Durban – The office of the Family Advocate – which acts as South Africa’s “central authority” in matters involving international parental child abductions – should guard against being abused by warring parents who use their children as bargaining tools for other interests.
This was the caution of Durban High Court Judge Dhaya Pillay in a ruling on Sunday, dismissing an application by the authority, on behalf of the father of a 6-year-old girl, for her return to Australia where she was born.
The judge granted a cost order against the authority, saying before embarking on costly litigation it should have considered letters sent to the father by the mother’s lawyers about the resettlement of the child on the KwaZulu-Natal North Coast and his silence in response.
The judge said while it was unusual to make credibility findings in these matters, “he (the father) was not convincing”.

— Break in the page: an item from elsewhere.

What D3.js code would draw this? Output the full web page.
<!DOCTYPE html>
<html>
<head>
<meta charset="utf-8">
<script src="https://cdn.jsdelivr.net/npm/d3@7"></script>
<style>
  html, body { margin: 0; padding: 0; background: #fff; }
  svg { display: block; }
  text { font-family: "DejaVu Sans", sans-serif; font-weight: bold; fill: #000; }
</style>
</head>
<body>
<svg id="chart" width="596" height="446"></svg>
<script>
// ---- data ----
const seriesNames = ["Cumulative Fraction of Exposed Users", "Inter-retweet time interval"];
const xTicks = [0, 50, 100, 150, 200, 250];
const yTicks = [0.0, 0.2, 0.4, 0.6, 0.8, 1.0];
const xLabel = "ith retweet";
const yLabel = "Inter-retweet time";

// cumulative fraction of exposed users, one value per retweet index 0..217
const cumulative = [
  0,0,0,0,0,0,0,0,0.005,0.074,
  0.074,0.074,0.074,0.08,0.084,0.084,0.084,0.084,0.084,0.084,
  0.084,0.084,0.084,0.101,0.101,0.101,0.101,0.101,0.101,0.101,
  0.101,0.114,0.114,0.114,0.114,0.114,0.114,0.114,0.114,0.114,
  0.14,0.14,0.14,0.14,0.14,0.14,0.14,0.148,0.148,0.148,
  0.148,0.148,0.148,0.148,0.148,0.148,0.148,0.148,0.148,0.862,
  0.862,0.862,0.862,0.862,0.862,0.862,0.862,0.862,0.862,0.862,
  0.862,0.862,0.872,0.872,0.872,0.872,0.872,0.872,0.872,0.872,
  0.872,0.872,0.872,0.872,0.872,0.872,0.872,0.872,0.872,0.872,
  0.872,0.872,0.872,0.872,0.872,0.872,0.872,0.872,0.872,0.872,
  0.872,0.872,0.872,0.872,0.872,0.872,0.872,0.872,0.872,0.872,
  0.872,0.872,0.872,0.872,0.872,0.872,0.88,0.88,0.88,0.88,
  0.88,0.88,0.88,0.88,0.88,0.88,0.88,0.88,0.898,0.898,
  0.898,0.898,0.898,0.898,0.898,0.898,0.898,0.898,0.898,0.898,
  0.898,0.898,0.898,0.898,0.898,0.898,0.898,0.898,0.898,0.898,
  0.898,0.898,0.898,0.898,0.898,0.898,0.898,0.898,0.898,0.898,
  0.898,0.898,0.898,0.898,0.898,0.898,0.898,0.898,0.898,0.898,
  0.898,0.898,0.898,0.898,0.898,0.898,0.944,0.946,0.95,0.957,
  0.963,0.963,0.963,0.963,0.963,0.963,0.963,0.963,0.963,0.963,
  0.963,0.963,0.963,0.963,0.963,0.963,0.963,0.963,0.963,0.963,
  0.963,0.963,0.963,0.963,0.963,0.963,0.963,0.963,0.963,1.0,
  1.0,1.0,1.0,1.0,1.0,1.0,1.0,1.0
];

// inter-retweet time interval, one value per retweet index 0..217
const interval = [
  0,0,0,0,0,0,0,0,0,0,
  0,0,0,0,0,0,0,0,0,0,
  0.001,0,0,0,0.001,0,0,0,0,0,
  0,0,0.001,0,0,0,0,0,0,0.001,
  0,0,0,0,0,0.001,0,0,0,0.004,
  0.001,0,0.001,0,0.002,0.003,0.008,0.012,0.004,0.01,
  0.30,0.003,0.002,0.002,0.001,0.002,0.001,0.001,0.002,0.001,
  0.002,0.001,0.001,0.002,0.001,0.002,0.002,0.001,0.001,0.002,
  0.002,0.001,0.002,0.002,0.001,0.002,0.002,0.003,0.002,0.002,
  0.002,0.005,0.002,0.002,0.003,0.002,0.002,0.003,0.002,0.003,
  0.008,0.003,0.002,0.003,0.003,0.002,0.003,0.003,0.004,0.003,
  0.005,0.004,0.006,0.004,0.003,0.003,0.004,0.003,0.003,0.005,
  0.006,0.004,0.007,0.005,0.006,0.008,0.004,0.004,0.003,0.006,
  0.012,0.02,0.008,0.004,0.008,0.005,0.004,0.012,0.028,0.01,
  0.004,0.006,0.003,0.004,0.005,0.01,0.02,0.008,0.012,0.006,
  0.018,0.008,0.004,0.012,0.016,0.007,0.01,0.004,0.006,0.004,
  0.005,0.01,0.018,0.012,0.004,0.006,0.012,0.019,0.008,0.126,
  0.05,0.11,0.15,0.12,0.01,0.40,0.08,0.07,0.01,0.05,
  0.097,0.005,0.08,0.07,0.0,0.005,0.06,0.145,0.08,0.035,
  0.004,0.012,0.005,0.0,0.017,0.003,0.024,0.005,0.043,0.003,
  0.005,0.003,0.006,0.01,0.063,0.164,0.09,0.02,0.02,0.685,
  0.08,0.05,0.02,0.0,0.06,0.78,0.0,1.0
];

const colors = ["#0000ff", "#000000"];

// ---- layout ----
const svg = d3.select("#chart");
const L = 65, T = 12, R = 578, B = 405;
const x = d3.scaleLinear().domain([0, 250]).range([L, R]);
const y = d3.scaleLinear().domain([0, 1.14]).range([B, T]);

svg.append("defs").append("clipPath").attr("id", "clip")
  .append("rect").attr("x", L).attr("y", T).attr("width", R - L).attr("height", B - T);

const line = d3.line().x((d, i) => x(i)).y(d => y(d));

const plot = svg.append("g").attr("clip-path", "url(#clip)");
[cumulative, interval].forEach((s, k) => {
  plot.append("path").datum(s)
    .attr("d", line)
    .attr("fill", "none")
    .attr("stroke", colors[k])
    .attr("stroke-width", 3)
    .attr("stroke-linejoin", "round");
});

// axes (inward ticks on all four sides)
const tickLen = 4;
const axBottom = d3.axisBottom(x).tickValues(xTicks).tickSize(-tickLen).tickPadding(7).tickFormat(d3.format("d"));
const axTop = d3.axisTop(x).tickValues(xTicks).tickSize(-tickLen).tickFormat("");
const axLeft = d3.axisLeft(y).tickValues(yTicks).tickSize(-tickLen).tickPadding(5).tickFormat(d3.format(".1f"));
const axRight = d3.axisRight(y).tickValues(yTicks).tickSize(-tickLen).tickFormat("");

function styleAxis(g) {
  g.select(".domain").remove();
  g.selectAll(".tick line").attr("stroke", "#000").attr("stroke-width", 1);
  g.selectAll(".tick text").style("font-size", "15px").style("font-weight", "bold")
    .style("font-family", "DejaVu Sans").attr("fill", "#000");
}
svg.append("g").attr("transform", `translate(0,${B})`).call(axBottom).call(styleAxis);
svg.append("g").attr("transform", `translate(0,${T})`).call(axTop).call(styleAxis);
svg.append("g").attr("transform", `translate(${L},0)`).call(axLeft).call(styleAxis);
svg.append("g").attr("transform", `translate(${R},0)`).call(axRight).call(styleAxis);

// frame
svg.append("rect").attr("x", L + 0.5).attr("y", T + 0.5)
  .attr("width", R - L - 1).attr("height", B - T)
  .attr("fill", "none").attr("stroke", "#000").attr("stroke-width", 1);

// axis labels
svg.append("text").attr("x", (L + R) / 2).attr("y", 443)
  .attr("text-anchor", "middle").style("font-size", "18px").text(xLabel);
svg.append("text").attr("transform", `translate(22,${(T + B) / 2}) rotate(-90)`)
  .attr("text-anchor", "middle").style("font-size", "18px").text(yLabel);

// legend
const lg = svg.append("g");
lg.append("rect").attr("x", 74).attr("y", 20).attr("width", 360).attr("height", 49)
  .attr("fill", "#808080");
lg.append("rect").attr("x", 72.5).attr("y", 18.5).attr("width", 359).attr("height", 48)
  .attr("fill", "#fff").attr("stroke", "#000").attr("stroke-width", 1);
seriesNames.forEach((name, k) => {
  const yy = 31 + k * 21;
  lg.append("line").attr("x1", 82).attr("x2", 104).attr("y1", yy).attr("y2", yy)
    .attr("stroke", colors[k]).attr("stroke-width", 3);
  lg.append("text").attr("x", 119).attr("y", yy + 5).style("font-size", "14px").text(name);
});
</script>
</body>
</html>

“I am not convinced that he is genuinely seeking to exercise his rights of custody or that he puts the child’s interests before his own,” she said.
The child came to South Africa with her mother in November 2013 to visit a sick relative.

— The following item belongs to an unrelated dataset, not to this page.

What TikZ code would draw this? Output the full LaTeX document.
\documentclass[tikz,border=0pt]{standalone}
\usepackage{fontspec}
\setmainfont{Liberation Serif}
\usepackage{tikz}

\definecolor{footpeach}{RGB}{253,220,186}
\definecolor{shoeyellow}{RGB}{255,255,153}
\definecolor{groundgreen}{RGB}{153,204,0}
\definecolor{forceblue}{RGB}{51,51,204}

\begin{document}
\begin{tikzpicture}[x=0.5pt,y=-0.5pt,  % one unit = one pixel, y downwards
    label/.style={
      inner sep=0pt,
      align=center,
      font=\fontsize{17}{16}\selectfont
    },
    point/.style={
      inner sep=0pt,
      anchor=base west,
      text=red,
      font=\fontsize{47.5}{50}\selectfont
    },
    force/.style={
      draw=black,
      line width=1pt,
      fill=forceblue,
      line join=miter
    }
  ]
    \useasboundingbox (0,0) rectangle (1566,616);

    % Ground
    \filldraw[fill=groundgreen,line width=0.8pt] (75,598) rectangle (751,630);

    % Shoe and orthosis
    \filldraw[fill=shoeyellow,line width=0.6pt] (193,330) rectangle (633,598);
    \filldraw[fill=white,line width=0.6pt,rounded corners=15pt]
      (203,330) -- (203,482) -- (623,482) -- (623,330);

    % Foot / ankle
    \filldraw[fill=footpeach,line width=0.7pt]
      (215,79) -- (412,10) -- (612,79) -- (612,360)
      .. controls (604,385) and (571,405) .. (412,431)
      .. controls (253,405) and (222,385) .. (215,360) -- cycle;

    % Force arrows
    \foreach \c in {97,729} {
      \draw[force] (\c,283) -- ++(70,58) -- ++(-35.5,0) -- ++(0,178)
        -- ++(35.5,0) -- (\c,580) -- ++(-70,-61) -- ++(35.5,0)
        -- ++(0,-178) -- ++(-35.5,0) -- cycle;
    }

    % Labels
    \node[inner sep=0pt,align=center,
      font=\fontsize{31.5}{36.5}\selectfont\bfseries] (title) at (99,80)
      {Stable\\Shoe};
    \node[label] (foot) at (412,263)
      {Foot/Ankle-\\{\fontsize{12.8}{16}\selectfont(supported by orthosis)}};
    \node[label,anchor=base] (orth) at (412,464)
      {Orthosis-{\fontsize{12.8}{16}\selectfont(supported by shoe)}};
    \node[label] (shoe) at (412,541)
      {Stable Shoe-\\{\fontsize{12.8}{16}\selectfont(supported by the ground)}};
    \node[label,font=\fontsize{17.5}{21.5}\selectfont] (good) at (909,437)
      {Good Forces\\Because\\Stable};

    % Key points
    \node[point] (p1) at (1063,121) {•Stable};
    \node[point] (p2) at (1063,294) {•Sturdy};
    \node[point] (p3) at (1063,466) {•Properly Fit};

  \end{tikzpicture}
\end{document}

The following month, her husband telephoned the mother and said he wanted to end the marriage.
“Devastated, she set about rearranging her life in South Africa,” the judge said.
In January last year, her attorney contacted the father confirming her intentions, that she would institute divorce proceedings in South Africa and put the child in school. The letter assured him of all reasonable rights of contact with the child.
Later that month the mother returned to Australia to wind up her affairs, before returning to South Africa in April.
The father initiated the proceedings in terms of the Hague Convention in June.
Judge Pillay noted that while the court application was enrolled for November and early dates were set for the filing of affidavits, the father filed his final affidavit only eight months later.
The official from the family advocate’s office tasked with the matter said this was because his initial responses were vague.
This, the judge said, raised concerns about his credibility because the convention emphasised the need for speed in these matters.
Judge Pillay said it could be inferred that the “authorities were unconcerned about the child becoming settled in South Africa” and that in itself could dispose of the application.
But she said she also needed to deal with the mother’s main defence: that the father had consented to the relocation, he had been aware that she had been enrolled at school and had even been told that she now had a pony.
The mother submitted e-mails and transcripts of telephone recordings – all of which he disputed.
To counter this, she hired a forensic expert who confirmed the authenticity of all.
The mother, in explaining a “spate of e-mails suddenly inquiring about the child’s return” in March this year, claimed these were precipitated by her receiving and retaining a consignment of goods he had ordered.
The Judge said: “This could be a reasonable inference, but perhaps not the only one.
“However, the moment for him to make plain that he did not consent (to the child’s living in South Africa) is when he received the lawyer’s letter in January 2014 in which twice the words permanent residence or home is mentioned, it records he consents to the child getting a South African passport and it discusses contact via Skype.”